The Law Reform Commission's Report identifies the following benefits:
Benefits for Plaintiffs
- Improved access to justice. A single plaintiff's claim may not be economically viable to pursue because of the costs involved, but the aggregate claims of the plaintiff class may be substantial enough to justify a claim.
- Narrowing down disparity between the parties, especially when a plaintiff is a single litigant or consumer up against a governmental body or wealthy multinational corporation.
Benefits to Defendants
- Avoiding multiple related legal proceedings. Defendants will be spared the time, cost and inconvenience of defending identical, related or similar claims, which may stretch over long periods of time and in different jurisdictions.
- Finality of disputes. A class action regime could lead to finality and class-wide resolution of disputes, preferably by settlement, because the ruling or settlement agreement would bind all class members.
Benefits to Society
- Increased judicial economy. A class action regime enables the court to deal with claims involving common issues of law and fact within a single proceeding, instead of determining claims individually. This will save judicial resources.
- Greater access to justice.
- Different or inconsistent rulings on identical or similar claims brought by plaintiffs in separate actions can be avoided.
- Class actions can act as a deterrent to potential wrongdoers, such as corporations and governmental bodies from committing wrongful acts by making it feasible for victims to recover damages from wrongdoers who were previously insulated from having to account for their wrongs because of economic and other barriers to individual proceedings.
What are the potential drawbacks of a class action regime?
The Law Reform Commission's Report also recognises some potential pitfalls of a class action regime, including the risk of promoting unnecessary and unmeritorious litigation and risk of insufficient protection of individual class members' interests, given that they each play a small part in the litigation.
What are the Law Reform Commissions conclusions and recommendations?
The Law Reform Commission's Report concludes and recommends as follows:
- There is a good case for the introduction of a comprehensive multi-party regime in Hong Kong. This should start with consumer cases and then possibly extended to other types of cases.

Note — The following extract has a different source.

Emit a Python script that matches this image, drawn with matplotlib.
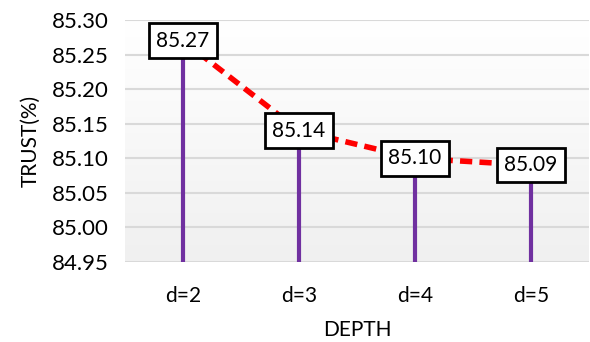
import numpy as np
import matplotlib.pyplot as plt

plt.rcParams['font.family'] = ['Lato', 'DejaVu Sans']

depths = ["d=2", "d=3", "d=4", "d=5"]
trust = [85.27, 85.14, 85.10, 85.09]
y_ticks = [84.95, 85.00, 85.05, 85.10, 85.15, 85.20, 85.25, 85.30]

fig = plt.figure(figsize=(5.9, 3.42), dpi=100)
ax = fig.add_axes([125 / 590, 1 - 262 / 342, 464 / 590, 242 / 342])

# soft vertical gradient behind the plot area
grad = np.linspace(1.0, 0.0, 256).reshape(-1, 1)
ax.imshow(grad, extent=[0, 1, 0, 1], transform=ax.transAxes, aspect='auto',
          cmap=plt.matplotlib.colors.LinearSegmentedColormap.from_list(
              "bg", ["#f0f0f0", "#ffffff"]), zorder=0)

x = np.arange(len(depths))
ax.set_xlim(-0.5, len(depths) - 0.5)
ax.set_ylim(84.95, 85.30)

for yt in y_ticks:
    ax.axhline(yt, color="#d9d9d9", lw=1.5, zorder=1)

ax.vlines(x, 84.95, trust, color="#7030a0", lw=3, zorder=2)
ax.plot(x, trust, color="#ff0000", lw=4, ls=(0, (2.2, 1.3)), zorder=3)

for xi, v in zip(x, trust):
    ax.text(xi, v, f"{v:.2f}", ha="center", va="center", fontsize=15,
            zorder=4,
            bbox=dict(boxstyle="square,pad=0.35", fc="white", ec="black", lw=2))

ax.set_xticks(x)
ax.set_xticklabels(depths, fontsize=15)
ax.set_yticks(y_ticks)
ax.set_yticklabels([f"{t:.2f}" for t in y_ticks], fontsize=16)
ax.tick_params(length=0, pad=12)
ax.tick_params(axis='x', pad=17)
for s in ax.spines.values():
    s.set_visible(False)

ax.set_xlabel("DEPTH", fontsize=15, labelpad=10)
ax.set_ylabel("TRUST(%)", fontsize=15, labelpad=8)

fig.savefig("out.png", dpi=100)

- A good case has been made out for considering the establishment of a general procedural framework for class actions in the Hong Kong courts. It is crucial that there are procedures for filtering out cases that are not viable and that there are rules in place to ensure fairness, expedition and cost effectiveness. In addition, alternative dispute resolution techniques, such as mediation and arbitration should be fully utilised.
- Class actions should adopt an opt-out approach i.e. unless otherwise ordered by the court, once the court certifies a case suitable for a class action, the members of the class, as defined by court order, would be automatically considered to be bound by the litigation, unless within time limits and in a manner prescribed by the court order, a member opts out.
- The new class action regime should apply to public law cases. The Law Reform Commission had considered whether a class action regime was suitable for public law cases, in view of the special features of public law litigation in Hong Kong by virtue of the Basic Law.
- To prevent class members with sound financial capability from deliberately selecting impecunious plaintiffs to act as class representative, a representative plaintiff' should be required to prove to the court's satisfaction that suitable funding and costs-protection arrangements are already in place at the certification stage. In appropriate cases, the court should be able to order representative plaintiffs to pay security for costs.
- Where a class action involves foreign plaintiffs, an opt-in procedure should be the default position i.e. unless the court orders otherwise, a potential class member must expressly opt in to the class proceedings by taking a prescribed step within a stipulated period and will not be bound by a settlement or judgment unless he opts in. The current court rules on service of proceedings outside Hong Kong should be applicable to foreign defendants and the court should be able to stay class actions involving foreign plaintiffs or defendants on the grounds of forum non conveniens i.e. on the grounds that Hong Kong is not the appropriate forum for resolution of the dispute and that there is another available forum which is clearly and distinctly more appropriate. To assist foreign plaintiffs to consider whether to join in class proceedings commenced in Hong Kong, information on the proceedings should be publicised on a website.
- A legally aided person should not lose his legal aid funding by agreeing to act as representative plaintiff in a class action, but he should only be funded or protected to the extent as if he were pursuing a personal, as opposed to class, action.
- In the long term, a special public fund should be established which can make discretionary grants to all eligible, impecunious, class action plaintiffs and which the representative plaintiffs must reimburse from the proceeds recovered from defendants. Given the recommendation that the class action regime should start with consumer cases, it is recommended that the Consumer Legal Action Fund's resources be increased to make funding available for class actions for consumer claims.
- The class action regime should cover tortious and contractual claims made by consumers in relation to goods, services and immovable property. The existing representative proceedings regime should be retained, at least until the proposed class action regime has been extended to all types of cases. The jurisdiction of the District Court to hear class actions should be deferred for at least five years until a body of law of the Court of First Instance has been established.
The way forward
The Law Reform Commission recommends that a working party or task force, comprising of major stakeholders (including the judiciary and the Department of Justice) be formed to consider the fine detail of the proposed regime, as only after that, can steps be taken to implement the regime by legislation. So we can expect it to be some time before class actions are introduced in Hong Kong, even for consumer cases.